Scotusblog separates out all the details of what the two rulings, together, mean.

With that first rebuke aside, it was pretty much a slam dunk, not only in scope, but in broadness of court backing:
Justice Antonin Scalia, writing for the court, said ‘‘EPA is getting almost everything it wanted in this case.’’ Scalia said the agency wanted to regulate 86 percent of all greenhouse gases emitted from plants nationwide. The agency will be able to regulate 83 percent of the emissions under the ruling, Scalia said. The court voted 7-2 in this portion of the decision, with Justices Samuel Alito and Clarence Thomas saying they would bar all regulation of greenhouse gases under the permitting program.
Kennedy joining in the majority is not a total surprise.
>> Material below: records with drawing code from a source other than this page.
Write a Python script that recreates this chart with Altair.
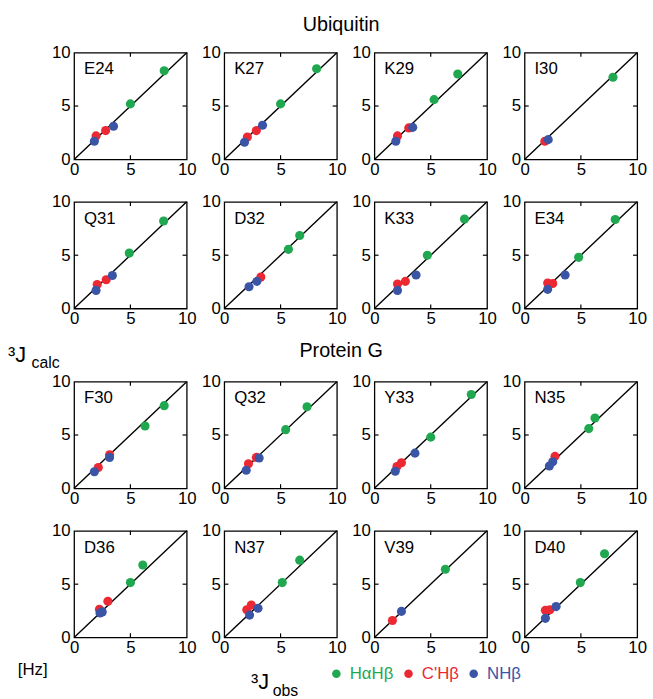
import altair as alt
import pandas as pd

FONT = "Liberation Sans"

SERIES = ["HαHβ", "C'Hβ", "NHβ"]
COLORS = ["#1fa84f", "#ec2833", "#3a55a6"]

SECTION_TITLES = ["Ubiquitin", "Protein G"]
PANELS_UBIQUITIN = ["E24", "K27", "K29", "I30", "Q31", "D32", "K33", "E34"]
PANELS_PROTEIN_G = ["F30", "Q32", "Y33", "N35", "D36", "N37", "V39", "D40"]

# 3J observed / calculated (Hz) for each panel and coupling type
HAHB_OBS = {"E24": [8.0, 5.0], "K27": [8.2, 5.0], "K29": [7.4, 5.3], "I30": [7.85],
            "Q31": [7.95, 4.9], "D32": [6.7, 5.7], "K33": [8.0, 4.7], "E34": [8.05, 4.8],
            "F30": [8.0, 6.3], "Q32": [7.35, 5.45], "Y33": [8.6, 5.0], "N35": [6.25, 5.7],
            "D36": [6.1, 5.0], "N37": [6.7, 5.15], "V39": [6.3], "D40": [7.1, 4.95]}
HAHB_CALC = {"E24": [8.3, 5.2], "K27": [8.5, 5.2], "K29": [8.0, 5.6], "I30": [7.7],
             "Q31": [8.2, 5.2], "D32": [6.85, 5.55], "K33": [8.4, 5.0], "E34": [8.35, 4.8],
             "F30": [7.75, 5.85], "Q32": [7.65, 5.5], "Y33": [8.8, 4.8], "N35": [6.6, 5.6],
             "D36": [6.8, 5.15], "N37": [7.25, 5.15], "V39": [6.4], "D40": [7.85, 5.15]}
CHB_OBS = {"E24": [2.8, 1.95], "K27": [2.85, 2.05], "K29": [3.05, 2.05], "I30": [1.8],
           "Q31": [2.85, 2.05], "D32": [3.25], "K33": [2.75, 2.05], "E34": [2.5, 2.05],
           "F30": [3.15, 2.15], "Q32": [2.85, 2.15], "Y33": [2.4, 2.0], "N35": [2.7],
           "D36": [3.0, 2.25], "N37": [2.4, 2.0], "V39": [1.6], "D40": [2.25, 1.85]}
CHB_CALC = {"E24": [2.7, 2.2], "K27": [2.7, 2.1], "K29": [2.95, 2.2], "I30": [1.7],
            "Q31": [2.7, 2.25], "D32": [2.95], "K33": [2.55, 2.3], "E34": [2.35, 2.4],
            "F30": [3.15, 1.95], "Q32": [2.9, 2.3], "Y33": [2.4, 2.05], "N35": [3.0],
            "D36": [3.4, 2.65], "N37": [3.05, 2.6], "V39": [1.6], "D40": [2.6, 2.55]}
NHB_OBS = {"E24": [3.5, 1.8], "K27": [3.4, 1.8], "K29": [3.4, 1.9], "I30": [2.1],
           "Q31": [3.4, 1.95], "D32": [2.9, 2.2], "K33": [3.7, 2.05], "E34": [3.6, 2.05],
           "F30": [3.15, 1.8], "Q32": [3.1, 1.95], "Y33": [3.6, 1.85], "N35": [2.5, 2.2],
           "D36": [2.5, 2.3], "N37": [3.0, 2.25], "V39": [2.4], "D40": [2.8, 1.85]}
NHB_CALC = {"E24": [3.1, 1.7], "K27": [3.2, 1.6], "K29": [3.0, 1.7], "I30": [1.85],
            "Q31": [3.1, 1.7], "D32": [2.55, 2.05], "K33": [3.15, 1.7], "E34": [3.15, 1.8],
            "F30": [2.9, 1.55], "Q32": [2.85, 1.7], "Y33": [3.3, 1.6], "N35": [2.5, 2.1],
            "D36": [2.4, 2.3], "N37": [2.75, 2.1], "V39": [2.45], "D40": [2.9, 1.8]}

AXIS_DOMAIN = [0, 10]
AXIS_TICKS = [0, 5, 10]
INNER_TICK = 5

ANNOTATIONS = ["³J", "calc", "[Hz]", "³J", "obs"]

PANEL_W, PANEL_H = 114, 108
TICK_LEN_X = 0.37
TICK_LEN_Y = 0.39

scale = alt.Scale(domain=AXIS_DOMAIN, nice=False, zero=False)
axis_common = dict(values=AXIS_TICKS, title=None, grid=False, ticks=False, tickSize=0,
                   domain=False, labelFlush=False, labelOverlap=False, labelFontSize=17,
                   labelFont=FONT, labelColor="black")
x_axis = alt.Axis(labelPadding=2, labelAngle=0, **axis_common)
y_axis = alt.Axis(labelPadding=4, **axis_common)

legend = alt.Legend(orient="none", legendX=327, legendY=620, direction="horizontal",
                    title=None, symbolType="circle", symbolSize=75, symbolStrokeWidth=0,
                    labelFontSize=17, labelFont=FONT, labelOffset=5, columnPadding=6,
                    labelColor=alt.ExprRef(expr="scale('color', datum.value)"))
color = alt.Color("type:N", scale=alt.Scale(domain=SERIES, range=COLORS), legend=legend)

diag_df = pd.DataFrame({"obs": AXIS_DOMAIN, "calc": AXIS_DOMAIN})
lo, hi = AXIS_DOMAIN
tick_df = pd.DataFrame({
    "x": [INNER_TICK, INNER_TICK, lo, hi - TICK_LEN_X],
    "x2": [INNER_TICK, INNER_TICK, lo + TICK_LEN_X, hi],
    "y": [lo, hi - TICK_LEN_Y, INNER_TICK, INNER_TICK],
    "y2": [lo + TICK_LEN_Y, hi, INNER_TICK, INNER_TICK],
})


def panel(name):
    obs, calc, typ = [], [], []
    for s, o, c in zip(SERIES, [HAHB_OBS, CHB_OBS, NHB_OBS], [HAHB_CALC, CHB_CALC, NHB_CALC]):
        obs += o[name]
        calc += c[name]
        typ += [s] * len(o[name])
    df = pd.DataFrame({"obs": obs, "calc": calc, "type": typ})

    diag = alt.Chart(diag_df).mark_line(color="black", strokeWidth=1.4).encode(
        x=alt.X("obs:Q", scale=scale, axis=x_axis),
        y=alt.Y("calc:Q", scale=scale, axis=y_axis))
    ticks = alt.Chart(tick_df).mark_rule(color="black", strokeWidth=1.2).encode(
        x=alt.X("x:Q", scale=scale, axis=x_axis), x2="x2:Q",
        y=alt.Y("y:Q", scale=scale, axis=y_axis), y2="y2:Q")
    pts = alt.Chart(df).mark_circle(size=85, opacity=1).encode(
        x=alt.X("obs:Q", scale=scale, axis=x_axis),
        y=alt.Y("calc:Q", scale=scale, axis=y_axis),
        color=color)
    label = alt.Chart(pd.DataFrame({"name": [name]})).mark_text(
        align="left", baseline="middle", fontSize=17, font=FONT, color="black").encode(
        text="name:N", x=alt.value(10), y=alt.value(17))
    return alt.layer(diag, ticks, pts, label).properties(width=PANEL_W, height=PANEL_H)


def row(names, title=None, offset=0):
    kw = dict(spacing=38, bounds="flush")
    if title is not None:
        kw["title"] = alt.TitleParams(title, fontSize=20, font=FONT, fontWeight="normal",
                                      anchor="middle", offset=offset, dx=-8, color="black")
    return alt.hconcat(*[panel(n) for n in names], **kw)


SR, SG = 14, 14
group_u = alt.vconcat(row(PANELS_UBIQUITIN[:4], SECTION_TITLES[0], 8),
                      row(PANELS_UBIQUITIN[4:]), spacing=SR)
group_p = alt.vconcat(row(PANELS_PROTEIN_G[:4], SECTION_TITLES[1], 11),
                      row(PANELS_PROTEIN_G[4:]), spacing=SR)
main = alt.vconcat(group_u, group_p, spacing=SG)


def ann(i, x, y, size):
    return alt.Chart(pd.DataFrame({"t": [ANNOTATIONS[i]]})).mark_text(
        align="left", baseline="alphabetic", fontSize=size, font=FONT, color="black"
    ).encode(text="t:N", x=alt.value(x), y=alt.value(y))


left = alt.layer(
    ann(0, 3, 313, 22),
    ann(1, 27, 319, 16),
    ann(2, 13, 630, 17),
    ann(3, 249, 644, 22),
    ann(4, 271, 651, 16),
).properties(width=63, height=560, view=alt.ViewBackground(strokeOpacity=0))

chart = alt.hconcat(left, main, spacing=7, bounds="flush").properties(
    padding={"left": 5, "top": 11, "right": 5, "bottom": 5}
).configure_view(stroke="black", strokeWidth=1.3)

chart.save("out.html", embed_options={"renderer": "svg", "actions": False})
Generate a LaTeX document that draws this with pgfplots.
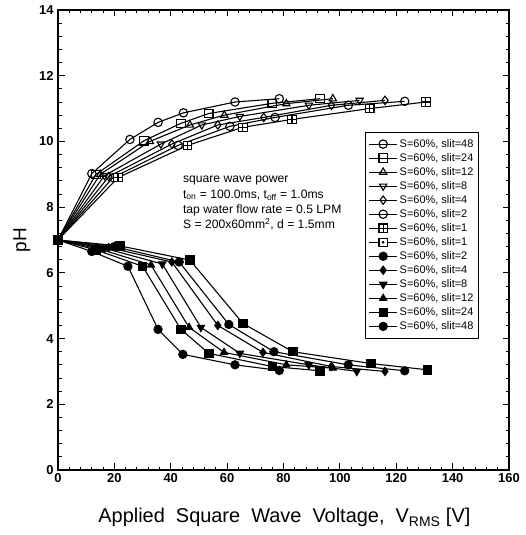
\documentclass[border=0pt]{standalone}
\usepackage{fontspec}
\setmainfont{Liberation Sans}
\usepackage{pgfplots}
\pgfplotsset{compat=1.18}

% square with a cross, square with a dot
\pgfdeclareplotmark{squareplus}{%
  \pgfpathrectangle{\pgfpoint{-\pgfplotmarksize}{-\pgfplotmarksize}}{\pgfpoint{2\pgfplotmarksize}{2\pgfplotmarksize}}%
  \pgfusepathqfillstroke
  \pgfpathmoveto{\pgfpoint{-\pgfplotmarksize}{0pt}}\pgfpathlineto{\pgfpoint{\pgfplotmarksize}{0pt}}%
  \pgfpathmoveto{\pgfpoint{0pt}{-\pgfplotmarksize}}\pgfpathlineto{\pgfpoint{0pt}{\pgfplotmarksize}}%
  \pgfusepathqstroke}
\pgfdeclareplotmark{squaredot}{%
  \pgfpathrectangle{\pgfpoint{-\pgfplotmarksize}{-\pgfplotmarksize}}{\pgfpoint{2\pgfplotmarksize}{2\pgfplotmarksize}}%
  \pgfusepathqfillstroke
  \pgfsetfillcolor{black}%
  \pgfpathcircle{\pgfpointorigin}{0.35\pgfplotmarksize}%
  \pgfusepathqfill}

\begin{document}
\begin{tikzpicture}
\useasboundingbox (-58bp,-65bp) rectangle (468bp,470bp);
\begin{axis}[
    width=451bp, height=460bp, scale only axis,
    xmin=0, xmax=160, ymin=0, ymax=14,
    xtick={0,20,...,160}, ytick={0,2,...,14},
    minor x tick num=4, minor y tick num=4,
    tick align=inside, major tick length=6.5bp, minor tick length=3.5bp,
    xtick pos=both, ytick pos=both,
    axis line style={line width=1.3pt},
    every tick/.style={black, line width=0.9pt},
    /pgf/number format/assume math mode=true,
    tick label style={font=\fontsize{13}{15}\bfseries},
    yticklabel style={xshift=-1bp},
    xlabel={Applied\ \ Square\ \ Wave\ \ Voltage,\ \ V\textsubscript{RMS} [V]},
    ylabel={pH},
    xlabel style={font=\fontsize{20}{23}\selectfont, at={(axis description cs:0.502,-0.104)}, anchor=center},
    ylabel style={font=\fontsize{19}{22}\selectfont, at={(axis description cs:-0.08,0.5)}, anchor=center},
    every axis plot/.append style={black, line width=1.1pt, mark size=4.2bp, mark options={solid, line width=0.9pt}},
    legend image code/.code={\draw[mark repeat=2,mark phase=2,#1] plot coordinates {(0bp,0bp)(14bp,0bp)(28bp,0bp)};},
    legend style={at={(0.681,0.735)}, anchor=north west, draw=black, line width=1pt,
        font=\fontsize{11}{13}\selectfont, row sep=0.6bp, inner xsep=3bp, inner ysep=5bp,
        cells={anchor=west}},
]
% rising branch (open marks)
\addplot[mark=o, mark options={fill=white}] coordinates {(0,7)(12,9.02)(25.5,10.06)(35.5,10.58)(44.5,10.87)(62.8,11.2)(78.5,11.3)};
\addlegendentry{S=60\%, slit=48}
\addplot[mark=square, mark options={fill=white}] coordinates {(0,7)(13.5,9.0)(30.5,10.02)(43.6,10.55)(53.5,10.85)(76,11.16)(93,11.3)};
\addlegendentry{S=60\%, slit=24}
\addplot[mark=triangle, mark options={fill=white}] coordinates {(0,7)(15,9.0)(32.6,10.0)(46.8,10.5)(59,10.8)(81,11.15)(97.5,11.3)};
\addlegendentry{S=60\%, slit=12}
\addplot[mark=triangle, mark options={fill=white, rotate=180}] coordinates {(0,7)(16.5,8.96)(36.5,9.92)(51,10.5)(64.5,10.76)(89,11.1)(107,11.25)};
\addlegendentry{S=60\%, slit=8}
\addplot[mark=diamond, mark options={fill=white}] coordinates {(0,7)(18,8.93)(40.4,9.92)(56.7,10.5)(73,10.73)(97,11.1)(116,11.25)};
\addlegendentry{S=60\%, slit=4}
\addplot[mark=o, mark options={fill=white}] coordinates {(0,7)(19.5,8.9)(42.6,9.88)(61,10.46)(77,10.73)(103,11.1)(123,11.22)};
\addlegendentry{S=60\%, slit=2}
\addplot[mark=squareplus, mark options={fill=white}] coordinates {(0,7)(21.3,8.9)(46,9.88)(65.6,10.43)(83,10.67)(110.6,11.0)(130.5,11.2)};
\addlegendentry{S=60\%, slit=1}
% falling branch (filled marks)
\addplot[mark=squaredot, mark options={fill=white}] coordinates {(0,7)(22,6.82)(46.8,6.39)(65.6,4.46)(83.3,3.6)(111,3.24)(131,3.05)};
\addlegendentry{S=60\%, slit=1}
\addplot[mark=*] coordinates {(0,7)(20,6.8)(43,6.33)(60.6,4.43)(76.6,3.6)(103,3.2)(123,3.02)};
\addlegendentry{S=60\%, slit=2}
\addplot[mark=diamond*] coordinates {(0,7)(18,6.77)(40.4,6.33)(56.7,4.4)(72.7,3.58)(97,3.15)(116,3.0)};
\addlegendentry{S=60\%, slit=4}
\addplot[mark=triangle*, mark options={rotate=180}] coordinates {(0,7)(16.5,6.75)(37,6.27)(50.7,4.34)(64.5,3.55)(89,3.2)(106,3.0)};
\addlegendentry{S=60\%, slit=8}
\addplot[mark=triangle*] coordinates {(0,7)(15,6.72)(33,6.24)(46.5,4.34)(58.9,3.58)(81,3.2)(97.5,3.1)};
\addlegendentry{S=60\%, slit=12}
\addplot[mark=square*] coordinates {(0,7)(13.5,6.7)(30,6.2)(43.6,4.28)(53.5,3.55)(76,3.15)(93,3.02)};
\addlegendentry{S=60\%, slit=24}
\addplot[mark=*] coordinates {(0,7)(12,6.65)(24.8,6.2)(35.5,4.28)(44.3,3.52)(62.8,3.2)(78.5,3.03)};
\addlegendentry{S=60\%, slit=48}

\node[anchor=north west, align=left, font=\fontsize{12.2}{15.5}\selectfont, inner sep=0pt]
  at (axis cs:44.3,8.95)
  {square wave power\\
   t\textsubscript{on} = 100.0ms, t\textsubscript{off} = 1.0ms\\
   tap water flow rate = 0.5 LPM\\
   S = 200x60mm\textsuperscript{2}, d = 1.5mm};
\end{axis}
\end{tikzpicture}
\end{document}
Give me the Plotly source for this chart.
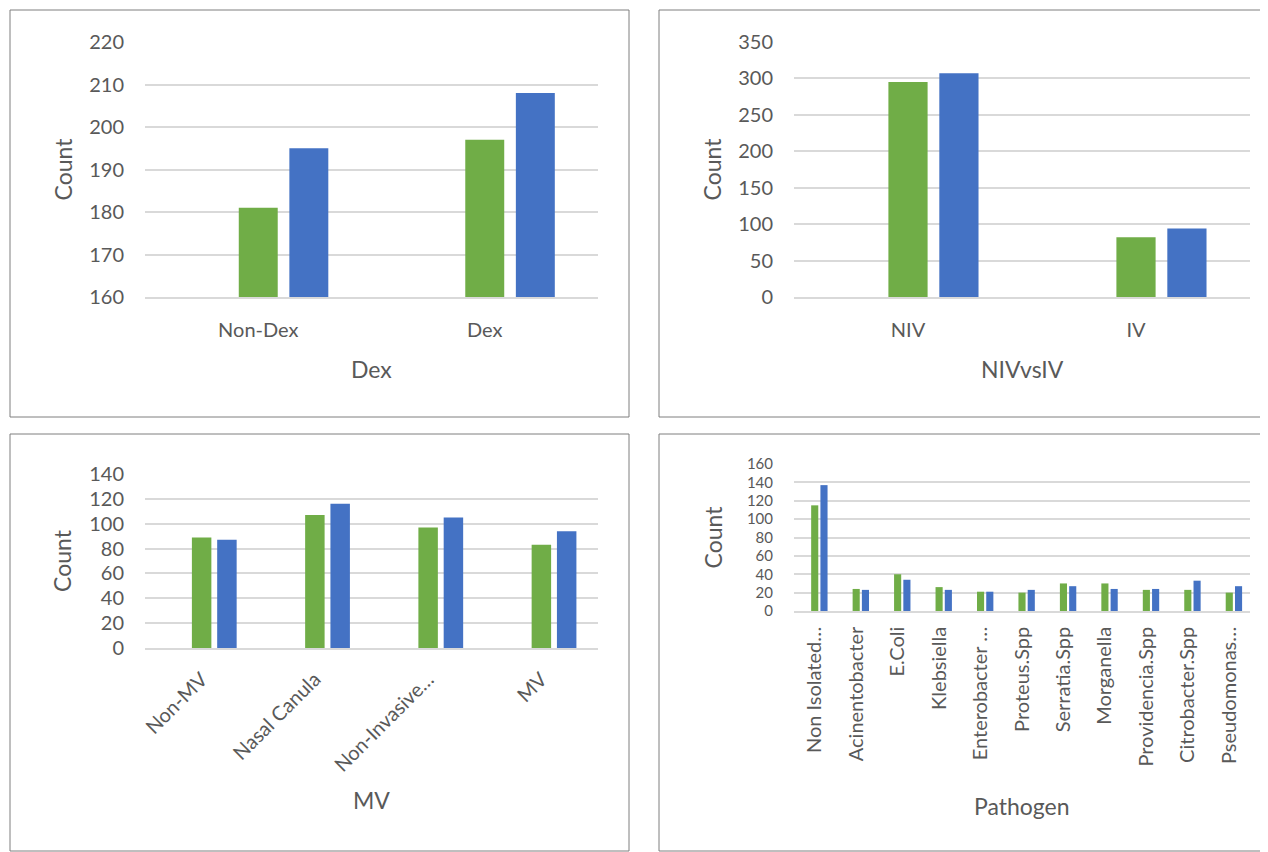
import plotly.graph_objects as go

# ---------------- data ----------------
dex_cats = ["Non-Dex", "Dex"]
dex_green = [181, 197]
dex_blue = [195, 208]

niv_cats = ["NIV", "IV"]
niv_green = [295, 82]
niv_blue = [307, 94]

mv_cats = ["Non-MV", "Nasal Canula", "Non-Invasive…", "MV"]
mv_green = [89, 107, 97, 83]
mv_blue = [87, 116, 105, 94]

path_cats = ["Non Isolated…", "Acinentobacter", "E.Coli", "Klebsiella",
             "Enterobacter …", "Proteus.Spp", "Serratia.Spp", "Morganella",
             "Providencia.Spp", "Citrobacter.Spp", "Pseudomonas…"]
path_green = [115, 24, 40, 26, 21, 20, 30, 30, 23, 23, 20]
path_blue = [137, 23, 34, 23, 21, 23, 27, 24, 24, 33, 27]

# ---------------- style ----------------
OFF = 8  # page body margin in the browser
W, H = 1268 - OFF, 852 - OFF
GREEN = "#70AD47"
BLUE = "#4472C4"
TXT = "#595959"
GRID = "#D9D9D9"
FONT = "Lato"

panels = [
    dict(cats=dex_cats, g=dex_green, b=dex_blue, xt="Dex", yr=[160, 220], dt=10,
         box=(145, 598, 42, 297), ang=0, border=(10, 629, 10, 417),
         ytx=62, xty=369, fs=20),
    dict(cats=niv_cats, g=niv_green, b=niv_blue, xt="NIVvsIV", yr=[0, 350], dt=50,
         box=(794, 1250, 42, 297), ang=0, border=(659, 1267, 10, 417),
         ytx=711, xty=369, fs=20),
    dict(cats=mv_cats, g=mv_green, b=mv_blue, xt="MV", yr=[0, 140], dt=20,
         box=(145, 598, 474, 648), ang=-45, border=(10, 629, 434, 851),
         ytx=62, xty=800, fs=20),
    dict(cats=path_cats, g=path_green, b=path_blue, xt="Pathogen", yr=[0, 160], dt=20,
         box=(794, 1250, 464, 611), ang=-90, border=(659, 1267, 434, 851),
         ytx=712, xty=806, fs=15),
]


def fx(px):
    return (px - OFF) / W


def fy(py):
    return 1 - (py - OFF) / H


fig = go.Figure()
shapes = []
annotations = []

for i, p in enumerate(panels, start=1):
    sx = "" if i == 1 else str(i)
    xa, ya = "x" + sx, "y" + sx
    # empty first series (reserves a slot like in the source chart)
    fig.add_trace(go.Bar(x=p["cats"], y=[None] * len(p["cats"]), xaxis=xa, yaxis=ya,
                         marker_color="#A5A5A5", showlegend=False, hoverinfo="skip"))
    fig.add_trace(go.Bar(x=p["cats"], y=p["g"], xaxis=xa, yaxis=ya,
                         marker=dict(color=GREEN, line=dict(width=0)), showlegend=False))
    fig.add_trace(go.Bar(x=p["cats"], y=p["b"], xaxis=xa, yaxis=ya,
                         marker=dict(color=BLUE, line=dict(width=0)), showlegend=False))

    x0, x1, yt, yb = p["box"]
    fig.layout["xaxis" + sx] = dict(
        domain=[fx(x0), fx(x1)], anchor=ya, type="category",
        showgrid=False, showline=True, linecolor=GRID, linewidth=1.5,
        ticks="", tickangle=p["ang"], automargin=False,
        tickfont=dict(family=FONT, size=20, color=TXT),
        ticklabelstandoff=14 if p["ang"] == 0 else (10 if p["ang"] == -45 else 6),
    )
    fig.layout["yaxis" + sx] = dict(
        domain=[fy(yb), fy(yt)], anchor=xa, range=p["yr"], dtick=p["dt"],
        tick0=p["yr"][0], showgrid=True, gridcolor=GRID, gridwidth=1.5,
        zeroline=False, showline=False, ticks="", automargin=False,
        tickfont=dict(family=FONT, size=p["fs"], color=TXT), ticklabelstandoff=20,
    )
    bx0, bx1, by0, by1 = p["border"]
    shapes.append(dict(type="rect", xref="paper", yref="paper",
                       x0=fx(bx0), x1=fx(bx1), y0=fy(by1), y1=fy(by0),
                       line=dict(color="#7F7F7F", width=1), fillcolor="rgba(0,0,0,0)",
                       layer="below"))
    annotations.append(dict(text="Count", xref="paper", yref="paper",
                            x=fx(p["ytx"]), y=fy((yt + yb) / 2), textangle=-90,
                            showarrow=False, xanchor="center", yanchor="middle",
                            font=dict(family=FONT, size=23, color=TXT)))
    annotations.append(dict(text=p["xt"], xref="paper", yref="paper",
                            x=fx((x0 + x1) / 2), y=fy(p["xty"]),
                            showarrow=False, xanchor="center", yanchor="middle",
                            font=dict(family=FONT, size=23, color=TXT)))

fig.update_layout(
    width=W, height=H, margin=dict(l=0, r=0, t=0, b=0),
    paper_bgcolor="white", plot_bgcolor="white",
    barmode="group", bargap=0.33, bargroupgap=0.23,
    showlegend=False, shapes=shapes, annotations=annotations,
    font=dict(family=FONT, color=TXT),
)

fig.write_html("out.html")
This is a monetary issue, but where money meets social issues, he has a small corner of "social justice" Catholicism in his heart. Roberts is more surprising, and Nino Scalia, writing the opinion, no less, is more surprising yet.

Per commenters at the second-linked NYT piece, while this is purely a legal issue, it may mean that, beyond the legalities, at least some of the court's conservatives believe global warming is a real issue and of real concern.

And, it's a slapdown to wingnuts of the like that, cockroach-like, cover the ground here, per the third-linked story:
The utility industry, the U.S. Chamber of Commerce and 13 states led by Texas asked the court to rule that the EPA overstepped its authority by trying to regulate greenhouse gas emissions through the permitting program.
So,  take THAT, Greg Abbott.

Also of note is that SCOTUS declined to review its 2007 ruling when taking this case.

Polico made a hash of this story, other than noting the initial 5-4 ruling. Its top-linked story doesn't even mention the second, 7-2 opinion which is, really, the more serious one, and I have to wonder if it's deliberate.

That said, as I wrote at that time, that carbon regulation program is relatively lax and has half of its end goal already met. So, while this victory is nice, it doesn't mean that much environmentally, rather than legally, until and unless the EPA does more than it currently plans to do.

Meanwhile, back to that subhead, and the last pull quote.

I immediately tweeted the Abbott campaign, reminding him that he had just sued again and lost again. (That said, I'm sure he'll somehow try to spin the initial 5-4 vote as a win of some sort. I'm sure that he will NOT learn his lesson from the "main" 7-2 vote, and will continue to sue the EPA at the drop of a hat. Moron.)

He's not officially "spun" yet, but, per a Christian Science Monitor piece that takes a more skeptical view in general of just how much leeway SCOTUS gave the EPA, other conservatives are spinning. Oh, and I disagree with the CSM take on the ruling. Among other things, its story doesn't even mention SCOTUS' refusal to revisit its 2007 ruling, which was, itself, a defeat for the wingnuts. Scotusblog also agrees that this is generally a solid win for the EPA.

And yet, per the Texas Tribune, it's seemingly a kind of illogical win. The three conservatives who opposed the EPA's "tailoring" of emissions levels for GHGs nonetheless stood by it having the authority to regulate GHGs even though GHGs aren't specifically mentioned in the Clean Air Act, just unenumerated future pollutants.  If Congress is assumed, by the three "swing conservatives," to have given the EPA the authority to figure out what seeming pollutants, per post-1970s analysis, need regulation, then surely Congress gave EPA the same authority to set the standards for what counts as pollutants or not.

Even though Scalia read the decision, at heart, I'm seeing the sneaky hand of The Umpire, the same sneaky hand that was behind his switch on Obamacare, a switch done with the side benefit of killing off forcible Medicaid expansion, forcing the Obamacare non-user tax to be called a tax and not a few, and killing dead a highly expansive reading of the Commerce Clause.

One should never, ever, underestimate why The Umpire switches away from his seemingly "normal" side.